- WHAT TO PRODUCE: Write out only the lines from the start of the entries up to and including the line with "var myChart = echarts.init(document.getElementById('main'));"; please skip the pictures.
↓
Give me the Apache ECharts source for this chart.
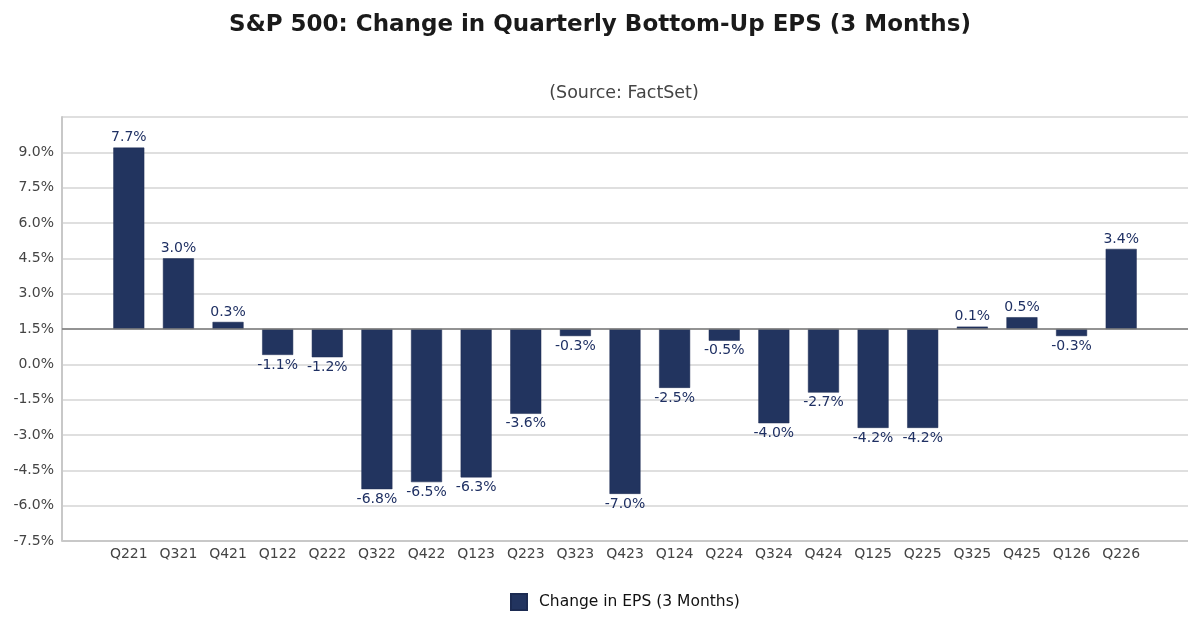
<!DOCTYPE html>
<html>
<head>
<meta charset="utf-8">
<title>S&amp;P 500 EPS change</title>
<script src="https://cdn.jsdelivr.net/npm/echarts@6/dist/echarts.min.js"></script>
<style>
  html, body { margin: 0; padding: 0; background: #fff; }
  #main { width: 1200px; height: 629px; }
</style>
</head>
<body>
<div id="main"></div>
<script>
// quarters
var quarters = ['Q221','Q321','Q421','Q122','Q222','Q322','Q422','Q123','Q223','Q323',
                'Q423','Q124','Q224','Q324','Q424','Q125','Q225','Q325','Q425','Q126','Q226'];
// change in EPS (3 months), %
var epsChange = [7.7, 3.0, 0.3, -1.1, -1.2, -6.8, -6.5, -6.3, -3.6, -0.3,
                 -7.0, -2.5, -0.5, -4.0, -2.7, -4.2, -4.2, 0.1, 0.5, -0.3, 3.4];
// the tick labels sit 1.5 points above the bar baseline in the original
var labelShift = 1.5;

var font = 'DejaVu Sans';
var myChart = echarts.init(document.getElementById('main'));

// grid 0 : frame + gridlines (full width), grid 1 : bars (inset like the original)
myChart.setOption({
    animation: false,
    textStyle: { fontFamily: font },
    title: [
        {
            text: 'S&P 500: Change in Quarterly Bottom-Up EPS (3 Months)',
            left: 'center',
            top: 9,
            textStyle: { fontSize: 23, fontWeight: 'bold', color: '#1a1a1a', fontFamily: font }
        },
        {
            text: '(Source: FactSet)',
            left: 619,
            textAlign: 'center',
            top: 79,
            textStyle: { fontSize: 17.5, fontWeight: 'normal', color: '#444', fontFamily: font }
        }
    ],
    legend: {
        bottom: 13,
        left: 505,
        icon: 'rect',
        itemWidth: 16,
        itemHeight: 16,
        itemGap: 12,
        textStyle: { fontSize: 15.5, color: '#111', fontFamily: font, padding: [0, 0, 0, 7] },
        data: ['Change in EPS (3 Months)']
    },
    grid: [
        { left: 62, right: 12, top: 117, bottom: 88 },
        { left: 104, right: 54, top: 117, bottom: 88 }
    ],
    xAxis: [
        {
            gridIndex: 0,
            type: 'category',
            data: quarters,
            show: false
        },
        {
            gridIndex: 1,
            type: 'category',
            data: quarters,
            axisLine: { show: false },
            axisTick: { show: false },
            axisLabel: { fontSize: 14, color: '#444', margin: 6, fontFamily: font }
        }
    ],
    yAxis: [
        {
            gridIndex: 0,
            type: 'value',
            min: -9,
            max: 9,
            interval: 1.5,
            axisLine: { show: true, lineStyle: { color: '#c8c8c8', width: 2 } },
            axisTick: { show: false },
            splitLine: { lineStyle: { color: '#d4d4d4', width: 1.5 } },
            axisLabel: {
                fontSize: 14,
                color: '#444',
                margin: 8,
                fontFamily: font,
                formatter: function (v) {
                    if (v >= 9) return '';
                    return (v + labelShift).toFixed(1) + '%';
                }
            }
        },
        {
            gridIndex: 1,
            type: 'value',
            min: -9,
            max: 9,
            interval: 1.5,
            show: false,
            splitLine: { show: false }
        }
    ],
    series: [
        {
            name: 'Change in EPS (3 Months)',
            type: 'bar',
            xAxisIndex: 1,
            yAxisIndex: 1,
            data: epsChange,
            barWidth: 31,
            itemStyle: { color: '#22345f', borderColor: '#1c2b52', borderWidth: 0.5 },
            label: {
                show: true,
                fontSize: 14,
                color: '#1f3063',
                fontFamily: font,
                distance: 3,
                position: 'outside',
                formatter: function (p) { return p.value.toFixed(1) + '%'; }
            }
        },
        {
            // zero line and bottom border across the full frame
            type: 'line',
            xAxisIndex: 0,
            yAxisIndex: 0,
            data: [],
            markLine: {
                silent: true,
                symbol: 'none',
                label: { show: false },
                data: [
                    { yAxis: 0, lineStyle: { color: '#7a7a7a', type: 'solid', width: 1.5 } },
                    { yAxis: -9, lineStyle: { color: '#c8c8c8', type: 'solid', width: 2 } }
                ]
            }
        }
    ]
});
</script>
</body>
</html>
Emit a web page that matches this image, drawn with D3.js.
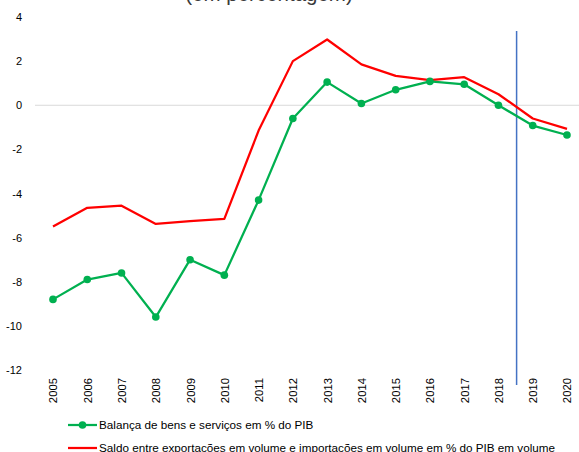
↑
- OUTPUT FOR THIS TASK:
Give me the Apache ECharts source for this chart.
<!DOCTYPE html>
<html>
<head>
<meta charset="utf-8">
<title>S&amp;P 500 EPS change</title>
<script src="https://cdn.jsdelivr.net/npm/echarts@6/dist/echarts.min.js"></script>
<style>
  html, body { margin: 0; padding: 0; background: #fff; }
  #main { width: 1200px; height: 629px; }
</style>
</head>
<body>
<div id="main"></div>
<script>
// quarters
var quarters = ['Q221','Q321','Q421','Q122','Q222','Q322','Q422','Q123','Q223','Q323',
                'Q423','Q124','Q224','Q324','Q424','Q125','Q225','Q325','Q425','Q126','Q226'];
// change in EPS (3 months), %
var epsChange = [7.7, 3.0, 0.3, -1.1, -1.2, -6.8, -6.5, -6.3, -3.6, -0.3,
                 -7.0, -2.5, -0.5, -4.0, -2.7, -4.2, -4.2, 0.1, 0.5, -0.3, 3.4];
// the tick labels sit 1.5 points above the bar baseline in the original
var labelShift = 1.5;

var font = 'DejaVu Sans';
var myChart = echarts.init(document.getElementById('main'));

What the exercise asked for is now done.